Однако были исключения. Главной балериной была в то время наша хорошая знакомая, жена друга моего отца.[7] Сознание знакомства с знаменитостью, которая выходит на такую сцену, как Большой театр, и становится центром внимания двух тысяч зрителей, делало меня гордым. Ту, которой все восхищаются издали, я могу видеть близко, говорить с ней. Никто не знает, например, какой у нее голос, а я знаю.
Никто не знает, как она живет, какой у нее муж, дети, — а я знаю. Вот и теперь: для всех она «Дева ада» — героиня балета и только, а для меня еще и знакомая.

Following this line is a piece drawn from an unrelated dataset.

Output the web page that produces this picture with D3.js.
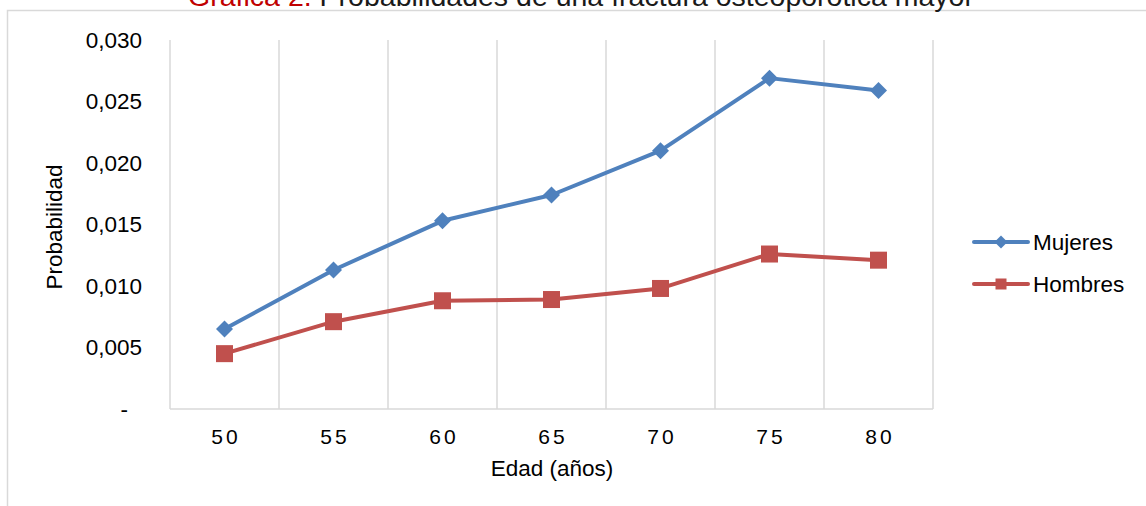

Вот почему к ее танцам я относился с почтением. Во время общего ансамбля я занимался тем, что искал среди мечущихся по сцене лиц другого знакомого, своего учителя танцев, и удивлялся тому, как он помнит все перебеги, па и движения. В антракте большое удовольствие доставляло беганье по громадным коридорам, залам, многочисленным фойе, в которых, от хорошего резонанса, звук нашего топанья эхом отдавался в потолке.
Иногда в будни, экспромтом, мы представляли балет. Но считалось невозможным тратить на это воскресенье. Оно всецело принадлежало цирку. Наша гувернантка Е.
А. Кукина была балетмейстером и в то же время музыкантом.[8] Мы играли и танцевали под ее пение. Балет назывался «Наяда и рыбак».[9] Но я не любил его. Там приходилось представлять любовь, надо было целоваться, и мне было стыдно. Лучше кого-нибудь убивать, спасать, приговаривать к смерти, миловать. Но главная беда в том, что в этом балете был ни к селу ни к городу вставлен номер танцев, который мы проходили с учителем. Это уже пахло уроком и потому отвращало.